Giovanna Pickering ’13, who has been playing guitar and singing since the summer before her Junior year, sang an original mash-up of Jessie J’s “Big White Room,” Katy Perry’s “Mannequin” and “The One That Got Away,” Pink’s “Who Knew” and Adele’s “Someone Like You.”

“I wanted to try something different and challenge myself,” said Pickering. “I started off mixing two songs, and as I worked with it, it grew into four. I chose songs with similar chord progressions so that the songs would transition smoothly. I also chose those songs because those four artists are four of my favorite in contemporary music.”

As the lights in Kemper dimmed, George Avecillas ’13 and Alex Esakof ’12 performed the highlight show of the evening, a light show comprised of multi-colored glow sticks. Esakof returned to campus to perform in the light show, and the audience received the performance with loud hoots and encouragements as Avecillas and Esakof performed with rapid body movements and the neon colors of the glow sticks.

A new student musical group, Finder’s Keepers, performed both the opening and the final acts, putting on an innovative musical performance for the audience. The band consists of singer and banjoist Aaron Finder ’13, drummer Henry Kennelly ’13, bassist Amo Manuel ’14, fiddler Josh Henderson ’15, guitarist D’Alelio and keyboardist Seho Young ’15.

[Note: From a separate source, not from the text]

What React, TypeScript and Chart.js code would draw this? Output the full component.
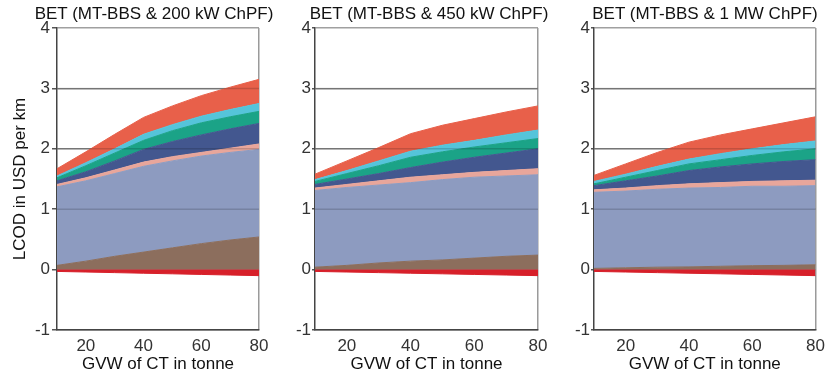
import React, { useEffect, useRef } from 'react';
import { Chart, registerables } from 'chart.js';

Chart.register(...registerables);

// GVW of CT (tonne) sampled along x
const GVW = [10, 20, 30, 40, 50, 60, 70, 80];
const X_TICKS = [20, 40, 60, 80];
const Y_MIN = -1;
const Y_MAX = 4;

const TITLES = [
  'BET (MT-BBS & 200 kW ChPF)',
  'BET (MT-BBS & 450 kW ChPF)',
  'BET (MT-BBS & 1 MW ChPF)',
];
const Y_TITLE = 'LCOD in USD per km';
const X_TITLE = 'GVW of CT in tonne';

// Layer names (bottom to top) and colours
const LAYER_NAMES = ['Negative', 'Brown', 'Lavender', 'Pink', 'Navy', 'Teal', 'Cyan', 'Orange-red'];
const LAYER_COLORS = ['#D7202A', '#8C6E5D', '#8D9BC0', '#E8A69B', '#43578F', '#1BA387', '#55C4DA', '#E8604A'];

// Upper edge (cumulative) of each layer, USD per km — panel 1 (200 kW)
const p1Neg = [-0.03, -0.04, -0.05, -0.06, -0.07, -0.08, -0.09, -0.10];
const p1Brown = [0.07, 0.14, 0.22, 0.29, 0.36, 0.43, 0.49, 0.54];
const p1Lavender = [1.37, 1.47, 1.59, 1.71, 1.80, 1.88, 1.94, 1.99];
const p1Pink = [1.41, 1.52, 1.65, 1.78, 1.87, 1.94, 2.01, 2.08];
const p1Navy = [1.47, 1.62, 1.80, 1.99, 2.12, 2.23, 2.33, 2.42];
const p1Teal = [1.52, 1.72, 1.93, 2.14, 2.30, 2.43, 2.53, 2.62];
const p1Cyan = [1.55, 1.77, 2.00, 2.24, 2.40, 2.54, 2.65, 2.75];
const p1Top = [1.67, 1.95, 2.24, 2.52, 2.71, 2.88, 3.02, 3.15];

// Panel 2 (450 kW)
const p2Neg = [-0.03, -0.04, -0.05, -0.06, -0.07, -0.08, -0.09, -0.10];
const p2Brown = [0.04, 0.07, 0.11, 0.14, 0.16, 0.19, 0.22, 0.24];
const p2Lavender = [1.31, 1.36, 1.40, 1.44, 1.49, 1.53, 1.55, 1.57];
const p2Pink = [1.35, 1.41, 1.47, 1.53, 1.57, 1.61, 1.64, 1.67];
const p2Navy = [1.41, 1.50, 1.59, 1.69, 1.78, 1.86, 1.93, 2.00];
const p2Teal = [1.46, 1.59, 1.72, 1.86, 1.95, 2.03, 2.10, 2.17];
const p2Cyan = [1.49, 1.64, 1.80, 1.96, 2.06, 2.14, 2.23, 2.31];
const p2Top = [1.58, 1.80, 2.02, 2.25, 2.39, 2.50, 2.61, 2.71];

// Panel 3 (1 MW)
const p3Neg = [-0.03, -0.04, -0.05, -0.06, -0.07, -0.08, -0.09, -0.10];
const p3Brown = [0.02, 0.03, 0.04, 0.045, 0.055, 0.065, 0.07, 0.08];
const p3Lavender = [1.28, 1.30, 1.33, 1.35, 1.36, 1.38, 1.38, 1.39];
const p3Pink = [1.32, 1.35, 1.39, 1.42, 1.44, 1.46, 1.47, 1.48];
const p3Navy = [1.39, 1.47, 1.55, 1.64, 1.70, 1.75, 1.79, 1.82];
const p3Teal = [1.42, 1.53, 1.64, 1.75, 1.82, 1.89, 1.95, 2.00];
const p3Cyan = [1.46, 1.58, 1.71, 1.83, 1.92, 2.00, 2.07, 2.13];
const p3Top = [1.56, 1.75, 1.94, 2.11, 2.23, 2.33, 2.43, 2.53];

const PANEL_LAYERS = [
  [p1Neg, p1Brown, p1Lavender, p1Pink, p1Navy, p1Teal, p1Cyan, p1Top],
  [p2Neg, p2Brown, p2Lavender, p2Pink, p2Navy, p2Teal, p2Cyan, p2Top],
  [p3Neg, p3Brown, p3Lavender, p3Pink, p3Navy, p3Teal, p3Cyan, p3Top],
];

const FONT = '"Liberation Sans", Arial, sans-serif';

const gridOnTop = {
  id: 'gridOnTop',
  afterDatasetsDraw(chart: any) {
    const { ctx, chartArea, scales } = chart;
    const y = scales.y;
    ctx.save();
    ctx.strokeStyle = 'rgba(0,0,0,0.16)';
    ctx.lineWidth = 1.5;
    y.ticks.forEach((t: any) => {
      if (t.value > Y_MIN && t.value < Y_MAX && t.value !== 0) {
        const py = y.getPixelForValue(t.value);
        ctx.beginPath();
        ctx.moveTo(chartArea.left, py);
        ctx.lineTo(chartArea.right, py);
        ctx.stroke();
      }
    });
    ctx.restore();
  },
};

type PanelProps = {
  index: number;
  left: number;
  width: number;
  yWidth: number;
  padRight: number;
  showYTitle: boolean;
  tickLen: number;
  tickPad: number;
  titleCenter: number;
};

function Panel({ index, left, width, yWidth, padRight, showYTitle, tickLen, tickPad, titleCenter }: PanelProps) {
  const ref = useRef<HTMLCanvasElement | null>(null);

  useEffect(() => {
    if (!ref.current) return;
    const layers = PANEL_LAYERS[index];
    const datasets = layers.map((vals, i) => ({
      label: LAYER_NAMES[i],
      data: GVW.map((x, k) => ({ x, y: vals[k] })),
      backgroundColor: LAYER_COLORS[i],
      borderColor: LAYER_COLORS[i],
      borderWidth: 1,
      pointRadius: 0,
      tension: 0,
      fill: i <= 1 ? 'origin' : '-1',
    }));

    const chart = new Chart(ref.current, {
      type: 'line',
      data: { datasets },
      plugins: [gridOnTop],
      options: {
        animation: false,
        responsive: false,
        devicePixelRatio: 1,
        layout: { padding: { left: 0, right: padRight, top: 28, bottom: 0 } },
        plugins: {
          legend: { display: false },
          tooltip: { enabled: false },
          title: { display: false },
        },
        scales: {
          x: {
            type: 'linear',
            min: 10,
            max: 80,
            afterBuildTicks: (scale: any) => {
              scale.ticks = X_TICKS.map((v) => ({ value: v }));
            },
            afterFit: (scale: any) => {
              scale.height = 47;
            },
            grid: {
              drawOnChartArea: true,
              drawTicks: false,
              color: (ctx: any) => (ctx.tick && ctx.tick.value === 80 ? '#9a9a9a' : 'rgba(0,0,0,0)'),
              lineWidth: 1.5,
            },
            border: { display: true, color: '#444', width: 1.5 },
            ticks: {
              color: '#333',
              font: { family: FONT, size: 17 },
              padding: 6,
              maxRotation: 0,
            },
            title: {
              display: true,
              text: X_TITLE,
              color: '#111',
              font: { family: FONT, size: 17 },
              padding: { top: 0, bottom: 2 },
            },
          },
          y: {
            type: 'linear',
            min: Y_MIN,
            max: Y_MAX,
            afterFit: (scale: any) => {
              scale.width = yWidth;
            },
            ticks: {
              stepSize: 1,
              color: '#333',
              font: { family: FONT, size: 17 },
              padding: tickPad,
            },
            grid: {
              color: (ctx: any) => (ctx.tick && ctx.tick.value === Y_MAX ? '#a0a0a0' : '#8c8c8c'),
              lineWidth: 1.5,
              drawTicks: true,
              tickLength: tickLen,
              tickColor: '#555',
            },
            border: { display: true, color: '#444', width: 1.5 },
            title: {
              display: showYTitle,
              text: Y_TITLE,
              color: '#111',
              font: { family: FONT, size: 17 },
              padding: { top: 10, bottom: 0 },
            },
          },
        },
      },
    });
    return () => chart.destroy();
  }, [index, yWidth, padRight, showYTitle, tickLen, tickPad]);

  return (
    <>
      <canvas
        ref={ref}
        width={width}
        height={377}
        style={{ position: 'absolute', left, top: 0, width, height: 377 }}
      />
      <div
        style={{
          position: 'absolute',
          left: titleCenter,
          top: 4,
          transform: 'translateX(-50%)',
          whiteSpace: 'nowrap',
          fontFamily: FONT,
          fontSize: 17,
          lineHeight: '20px',
          color: '#111',
        }}
      >
        {TITLES[index]}
      </div>
    </>
  );
}

export default function App() {
  return (
    <div
      style={{
        position: 'fixed',
        left: 0,
        top: 0,
        width: 831,
        height: 377,
        background: '#fff',
        overflow: 'hidden',
      }}
    >
      <Panel index={0} left={0} width={280} yWidth={57} padRight={21} showYTitle={true} tickLen={5} tickPad={2} titleCenter={154} />
      <Panel index={1} left={280} width={275} yWidth={35} padRight={17} showYTitle={false} tickLen={3} tickPad={1} titleCenter={429} />
      <Panel index={2} left={555} width={276} yWidth={39} padRight={14} showYTitle={false} tickLen={3} tickPad={1} titleCenter={705} />
    </div>
  );
}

“The range of student talent on stage, behind the scenes and during preparation was awesome! I was so impressed by the stage management and sound crew,” wrote Jennifer Elliott, Cluster Dean of the Abbot cluster, in an e-mail to The Phillipian. “The selection committee was conscientious and intentional—they selected the acts that they felt were most appropriate and best prepared. The performances knocked my socks off! We are also thrilled to provide young students with access to books and a special place for students far, far away from our campus.”